22.9.2009

Netzwerkprodukte - Userinterfaces (5)

(Themenanfang)

Wenn man vom grafischen Userinterface oder dem GUI-„Design” spricht, läuft man in Gefahr, das Userinterface mit dessen grafischer Gestaltung zu verwechseln. Ein GUI besteht zwar aus grafischen Objekten, die z.B. eine bestimmte Farbe haben und über ein mehr oder weniger gelungenes optisches Design verfügen - ein GUI ist dies aber noch lange nicht, auch wenn einem dies das Marketing in den Software-Companies gelegentlich einreden möchte. Es spielt zwar schon eine Rolle für den Anwender, ob er vor einer Applikation sitzt, deren Optik ihn anspricht, oder nicht. In manchen Fällen gibt es sogar funktionelle Auswirkungen der Gestaltung der Grafik, etwa wenn man in einem abgedunkelten Tonstudio vor einer grell leuchtenden Musiksoftware sitzt, oder womöglich grünen Text auf rotem Grund präsentiert bekommt. GUI-Design meint aber letztlich etwas anderes, nämlich die Gestaltung der Funktionalität durch aufeinander abgestimmte grafische Elemente. Dabei spielt ihre Optik eine eher untergeordnete Rolle.

Trotzdem finden sich im GUI-Design - selbst wenn man es rein funktionell betrachtet - Moden. Dabei bestehen all jene Debatten, die sich um den vermeintlich „besten Computer” drehen, letztlich aus Statements über die modischen Qualitäten des GUI im betreffenden Betriebssystem. Gleiches gilt für den Streit um das beste Programm zur Bearbeitung von Text, Grafik, oder Musik, oder um den besten Internet-Browser.

Bevor ich diese - zugegeben stark zugespitzte - These näher begründe, muß ich einschieben, daß es natürlich durchaus auch rationale Gründe gibt, sich für oder gegen ein bestimmtes Betriebssystem oder eine Applikation zu entscheiden. Ich behaupte aber, daß diese Gründe deutlich in der Unterzahl sind - wenn das anders wäre, würde man die Debatten erheblich sachlicher führen, ohne sie regelmäßig in emotional aufgeheizte Flame-Wars zu eskalieren. Es geht in erster Linie um subjektive Vorlieben, und zwar auch und gerade dann, wenn man nur über die funktionale Seite von Userinterfaces streitet.

Zunächst läßt sich leicht belegen, daß bestimmte Moden im GUI kommen und gehen. Ich erinnere mich z.B. noch ganz gut an meinen Versuch, auf dem Atari ST sog. „Floating Windows” zu implementieren, Fenster also, die über den „Hauptfenstern” der Applikation schweben, und in denen man beispielsweise verschiedene Modi für Operationen mit der Maus - Tools - auswählen kann. Das war auf dem Macintosh selbstverständlich, ließ sich aber auf dem Atari nur unter hohem Aufwand implementieren[1] - der Coolness-Faktor war entsprechend hoch, und sämtliche Applikationen auf dem Mac haben dieses Konzept u.a deshalb realisiert, weil es anderswo nicht zu haben war.

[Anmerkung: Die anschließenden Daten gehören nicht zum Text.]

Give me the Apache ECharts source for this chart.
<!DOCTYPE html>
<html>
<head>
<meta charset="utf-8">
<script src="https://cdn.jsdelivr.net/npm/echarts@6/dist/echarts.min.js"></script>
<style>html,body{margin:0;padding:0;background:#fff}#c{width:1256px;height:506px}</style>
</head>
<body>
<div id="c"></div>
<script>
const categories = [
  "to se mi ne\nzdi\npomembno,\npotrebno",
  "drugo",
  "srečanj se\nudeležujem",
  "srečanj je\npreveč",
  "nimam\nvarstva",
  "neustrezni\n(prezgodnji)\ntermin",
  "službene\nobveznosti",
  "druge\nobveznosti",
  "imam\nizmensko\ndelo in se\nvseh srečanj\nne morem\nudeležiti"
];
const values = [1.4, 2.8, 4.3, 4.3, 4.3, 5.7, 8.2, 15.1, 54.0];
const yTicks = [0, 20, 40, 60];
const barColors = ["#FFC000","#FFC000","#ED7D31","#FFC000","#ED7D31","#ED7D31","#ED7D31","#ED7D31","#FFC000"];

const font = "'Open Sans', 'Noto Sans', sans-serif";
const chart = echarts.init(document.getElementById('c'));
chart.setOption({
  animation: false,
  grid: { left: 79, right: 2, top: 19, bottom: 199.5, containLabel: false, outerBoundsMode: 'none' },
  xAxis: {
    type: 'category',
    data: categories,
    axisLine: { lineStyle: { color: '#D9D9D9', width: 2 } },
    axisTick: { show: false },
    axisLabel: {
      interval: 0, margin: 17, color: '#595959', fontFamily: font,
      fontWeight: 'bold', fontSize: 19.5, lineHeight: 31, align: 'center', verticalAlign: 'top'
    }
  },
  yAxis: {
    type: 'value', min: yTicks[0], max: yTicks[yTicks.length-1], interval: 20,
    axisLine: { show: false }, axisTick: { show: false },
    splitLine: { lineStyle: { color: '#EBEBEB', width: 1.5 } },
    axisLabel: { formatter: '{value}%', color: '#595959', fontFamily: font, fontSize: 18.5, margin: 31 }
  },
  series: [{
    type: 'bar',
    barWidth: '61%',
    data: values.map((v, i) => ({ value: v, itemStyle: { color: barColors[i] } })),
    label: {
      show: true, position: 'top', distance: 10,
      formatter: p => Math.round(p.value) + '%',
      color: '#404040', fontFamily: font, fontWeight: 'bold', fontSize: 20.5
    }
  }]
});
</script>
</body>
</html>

Irgendwann kam Microsoft mit einem anderen Modell, bei dem sämtliche Fenster nebeneinander untergebracht werden, um Überlappungen komplett zu vermeiden. Die Tools liegen stets neben den Hauptfenstern, und verdecken nicht länger Teile der zu bearbeitenden Daten (Text, Grafik, Noten, etc.). Plötzlich empfand man die Floating Windows generell als lästig, weil man der Meinung war, daß man nur noch damit beschäftigt ist, sie hin- und her zu schieben, um den Überblick über die - eigentlich im Fokus stehenden - Daten nicht zu verlieren (das Konzept der „Dockable Windows” hat definitiv seine Meriten).

Mittlerweile schlägt das Pendel wieder in die andere Richtung. In Cubase kann man eine Reihe von Fenster optional „always on top” setzen, ihnen also den Charakter von Floating Windows geben. Dabei läßt sich diese Option in den Präferenzen voreinstellen, und ist seit kurzem per Default aktiviert. Das hat durchaus Gründe - man muß keine weiten Wege mit der Maus machen, um zwischen den editierten Daten in der Mitte des Bildschirms und den Tools an dessen Rand zu wechseln.

  1. [1] Ich habe es damals nicht geschafft, das fehlerfrei und Release-fähig hinzubekommen.